Credit where credit’s due, Shan Gout, my first discovery, came from reading a highly enthusiastic review by French food critic Francois Simon. Since I’m mad for Chinese food, I was perfectly happy to go out of the way for any that had won such high praise from someone whom I almost unfailingly agree with. Tucked away in a quiet neighborhood behind the Gare de Lyon, this shop front space has the immediate winsomeness of a proud and serious young chef who has gone out on his own with limited resources. He cooks behind a counter in the dining room (if you can avoid it, don’t wear anything that has to be dry-cleaned to a meal here; you will come away smelling like what you just ate), and the room is devoid of any real decor save the miniature red Chinese lanterns hanging overhead.

As soon as you taste the food, however, the homeliness of the surroundings won’t matter a jot.
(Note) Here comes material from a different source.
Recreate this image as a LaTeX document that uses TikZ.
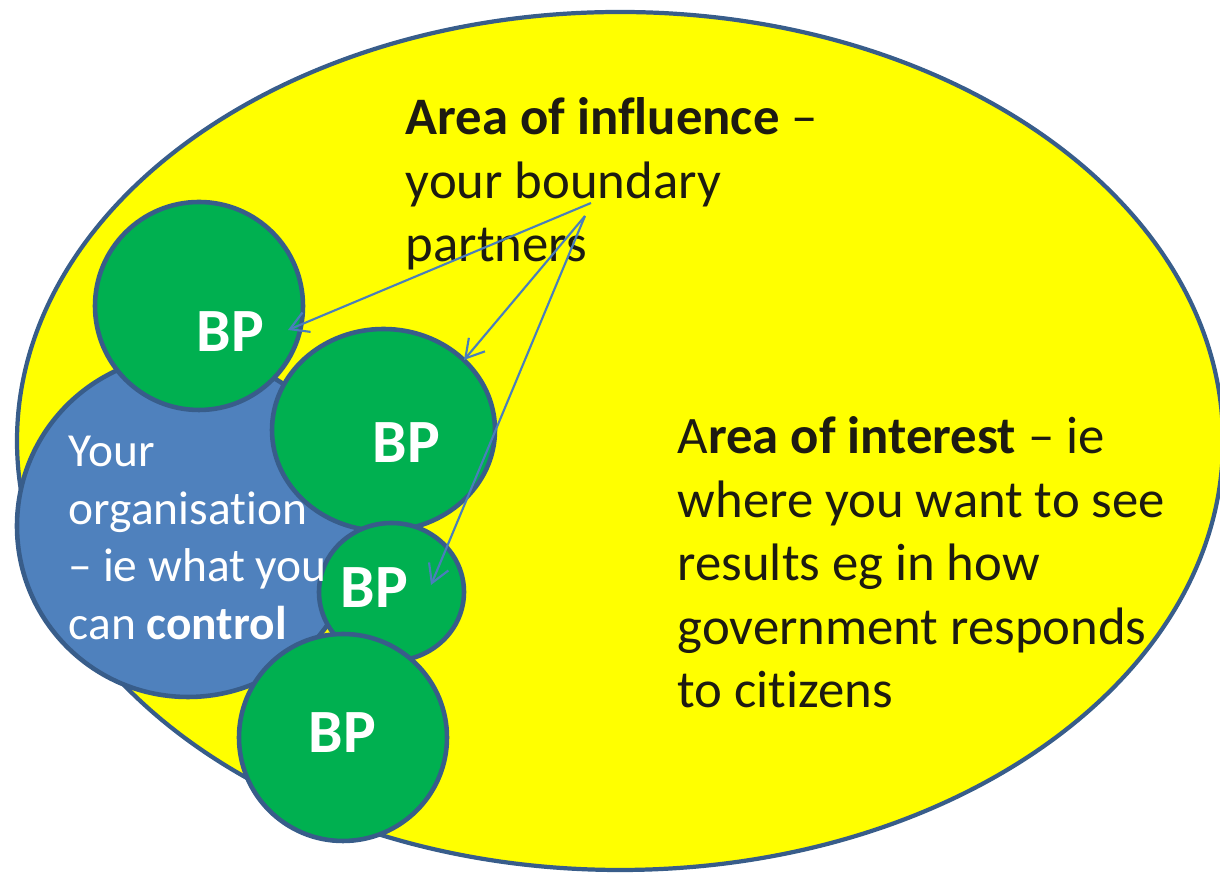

The young chef here cooked at many of the best Chinese restaurants in Paris before deciding to go out on his own, and his most Szechuan dishes are so fine, flavorful and precise, or light years from most of the Chinese restaurants in Paris, that you immediately want to order more (portions are dainty). From the short menu–everything is cooked to order by the chef himself, we started with a gorgeous dishes of homemade noodles in a light, spicy peanut sauce with a garnish of sliced red cabbage and some of the best grilled pork dumplings I’ve ever eaten, then sampled the feather-light and very delicate shrimp cooked in egg white and an excellent Szechuan chicken redolent of green onions and garlic. With a bottle of Provencale rose, this was a light and very pleasant meal, and I’m very much looking forward to my next meal there.
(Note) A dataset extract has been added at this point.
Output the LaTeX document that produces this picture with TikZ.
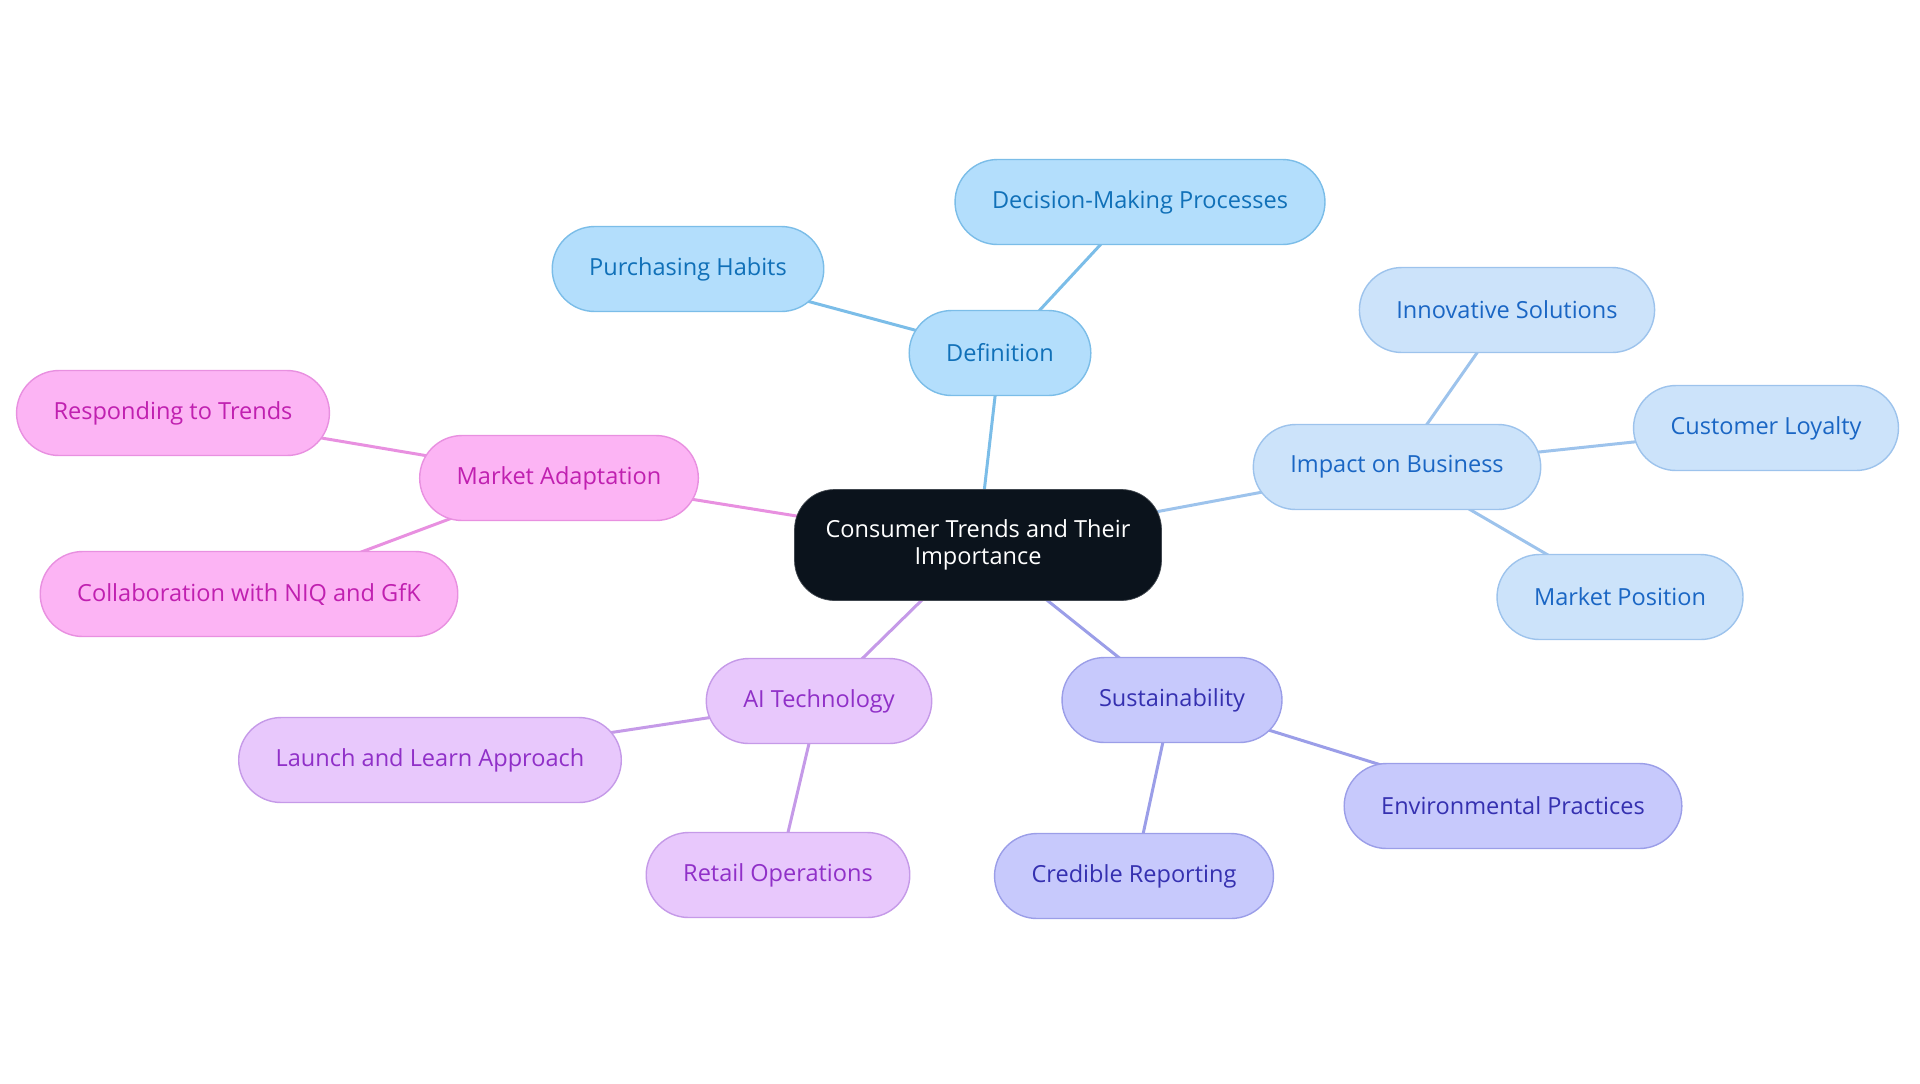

In a very different register the following night–that of good old Gaul, I was back in the 12th at the new Cafe Cartouche, which is being touted as the annex of chef Rodolphe Paquin of Le Repaire de Cartouche. What Paquin’s actually doing here is backing his head waiter of ten years, Benoit, and helping the kitchen to source well and settle in, and based on what we ate the other night, this is going to be a welcome address in a part of the city that lacks good affordable bistro.
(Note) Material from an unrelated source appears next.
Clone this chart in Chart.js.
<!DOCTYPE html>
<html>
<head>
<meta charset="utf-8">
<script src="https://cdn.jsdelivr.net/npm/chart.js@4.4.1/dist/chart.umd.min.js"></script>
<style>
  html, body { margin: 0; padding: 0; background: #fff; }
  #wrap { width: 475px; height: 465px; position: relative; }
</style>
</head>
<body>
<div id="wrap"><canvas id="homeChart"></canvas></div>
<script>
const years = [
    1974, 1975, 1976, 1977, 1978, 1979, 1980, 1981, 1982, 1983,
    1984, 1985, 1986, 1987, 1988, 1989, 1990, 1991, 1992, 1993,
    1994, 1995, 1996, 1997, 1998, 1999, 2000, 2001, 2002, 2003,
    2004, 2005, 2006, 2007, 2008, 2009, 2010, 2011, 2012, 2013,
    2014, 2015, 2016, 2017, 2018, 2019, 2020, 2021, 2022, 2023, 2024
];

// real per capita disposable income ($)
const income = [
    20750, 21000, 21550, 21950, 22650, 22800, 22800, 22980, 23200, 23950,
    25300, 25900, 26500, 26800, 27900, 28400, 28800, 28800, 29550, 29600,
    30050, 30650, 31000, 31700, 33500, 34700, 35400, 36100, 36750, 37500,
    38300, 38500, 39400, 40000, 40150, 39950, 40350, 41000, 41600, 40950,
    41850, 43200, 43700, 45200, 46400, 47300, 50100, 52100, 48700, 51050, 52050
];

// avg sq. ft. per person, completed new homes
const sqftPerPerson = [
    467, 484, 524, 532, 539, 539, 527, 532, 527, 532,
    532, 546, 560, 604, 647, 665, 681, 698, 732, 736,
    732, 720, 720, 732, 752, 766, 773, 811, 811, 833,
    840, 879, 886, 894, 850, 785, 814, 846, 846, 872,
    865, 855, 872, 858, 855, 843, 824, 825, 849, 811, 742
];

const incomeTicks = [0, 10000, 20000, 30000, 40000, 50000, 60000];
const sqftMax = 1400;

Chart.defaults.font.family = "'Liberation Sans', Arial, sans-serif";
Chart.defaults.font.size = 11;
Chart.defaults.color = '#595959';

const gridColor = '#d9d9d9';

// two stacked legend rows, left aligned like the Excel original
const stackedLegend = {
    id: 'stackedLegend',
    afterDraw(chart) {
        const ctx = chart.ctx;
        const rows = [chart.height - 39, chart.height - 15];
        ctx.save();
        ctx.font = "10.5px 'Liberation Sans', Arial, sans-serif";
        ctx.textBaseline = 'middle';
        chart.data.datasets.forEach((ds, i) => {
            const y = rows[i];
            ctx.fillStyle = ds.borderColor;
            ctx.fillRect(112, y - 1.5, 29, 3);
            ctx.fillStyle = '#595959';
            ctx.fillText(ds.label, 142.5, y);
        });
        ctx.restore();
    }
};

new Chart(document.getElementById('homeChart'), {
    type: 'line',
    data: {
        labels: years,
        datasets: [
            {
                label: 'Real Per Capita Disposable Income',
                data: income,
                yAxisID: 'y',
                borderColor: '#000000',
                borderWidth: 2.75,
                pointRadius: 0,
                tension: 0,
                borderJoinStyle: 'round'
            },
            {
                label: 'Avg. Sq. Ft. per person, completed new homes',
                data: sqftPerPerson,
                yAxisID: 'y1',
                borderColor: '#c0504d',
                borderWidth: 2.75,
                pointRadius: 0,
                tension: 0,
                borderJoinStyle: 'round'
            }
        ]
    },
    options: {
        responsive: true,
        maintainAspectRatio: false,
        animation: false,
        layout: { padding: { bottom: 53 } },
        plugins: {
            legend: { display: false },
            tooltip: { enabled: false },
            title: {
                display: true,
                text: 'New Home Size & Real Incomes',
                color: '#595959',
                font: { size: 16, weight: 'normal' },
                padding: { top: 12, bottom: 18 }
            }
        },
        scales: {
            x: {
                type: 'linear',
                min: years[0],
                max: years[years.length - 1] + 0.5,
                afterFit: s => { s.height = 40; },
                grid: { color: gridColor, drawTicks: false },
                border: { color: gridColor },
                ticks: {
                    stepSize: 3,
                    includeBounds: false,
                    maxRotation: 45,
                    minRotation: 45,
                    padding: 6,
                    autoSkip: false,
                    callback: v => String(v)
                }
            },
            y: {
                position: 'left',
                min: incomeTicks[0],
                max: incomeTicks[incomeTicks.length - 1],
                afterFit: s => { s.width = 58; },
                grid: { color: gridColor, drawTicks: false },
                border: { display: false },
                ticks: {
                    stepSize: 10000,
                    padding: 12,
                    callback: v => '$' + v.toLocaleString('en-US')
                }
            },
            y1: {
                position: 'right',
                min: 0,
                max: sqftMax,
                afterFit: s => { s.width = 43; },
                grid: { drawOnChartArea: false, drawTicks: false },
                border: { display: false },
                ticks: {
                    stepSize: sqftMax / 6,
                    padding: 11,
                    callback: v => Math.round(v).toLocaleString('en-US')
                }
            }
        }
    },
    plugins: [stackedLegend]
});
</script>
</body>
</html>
The cafe is a simple place, with a long bar in front of a row of tables, and its well-chosen wines, many of which serve by the glass, mean that its popular with locals who want to stretch their legs and stop by for a sip and a chat. Unfortunately their “Carte de la Crise” (Recession Menu) at 14 Euros is only served at lunch, so we ordered a la carte from the chalkboard menu and ate a very good, simple French meal. Both of the terrines we sampled–lamb and fig and duck with pistachio–were excellent, and a main course duckling breast was perfectly cooked and absolutely delicious. I loved my faux-filet with an avalanche of freshly made frites and a sauceboat of bearnaise, and the 16 Euro vin du Pays de l’Ardeche, a Gamay, was perfectly pleasant drinking for a very fair price. While this place isn’t worth crossing town for, it’s a very good choice if you’re shopping the Viaduc des Arts or catching a film in the multiplex in the Bercy neighborhood’s Cours Saint Emilion.

Café Cartouche : 4 rue de Bercy, 12th, Tel. 01-40-19-09-95. Metro: Cour Saint-Emilion or Dugommier. Closed Saturday lunch and Sunday.

La Societe: 4 Place Saint Germain des Pres, 6th, 01.53.63.60.60. Metro: Saint Germain des Pres. Open daily. 

Shan Gout: 22 rue Hector Malot, 12th, Tel. 01-43-40-62-14. Metro: Gare de Lyon. Closed Monday.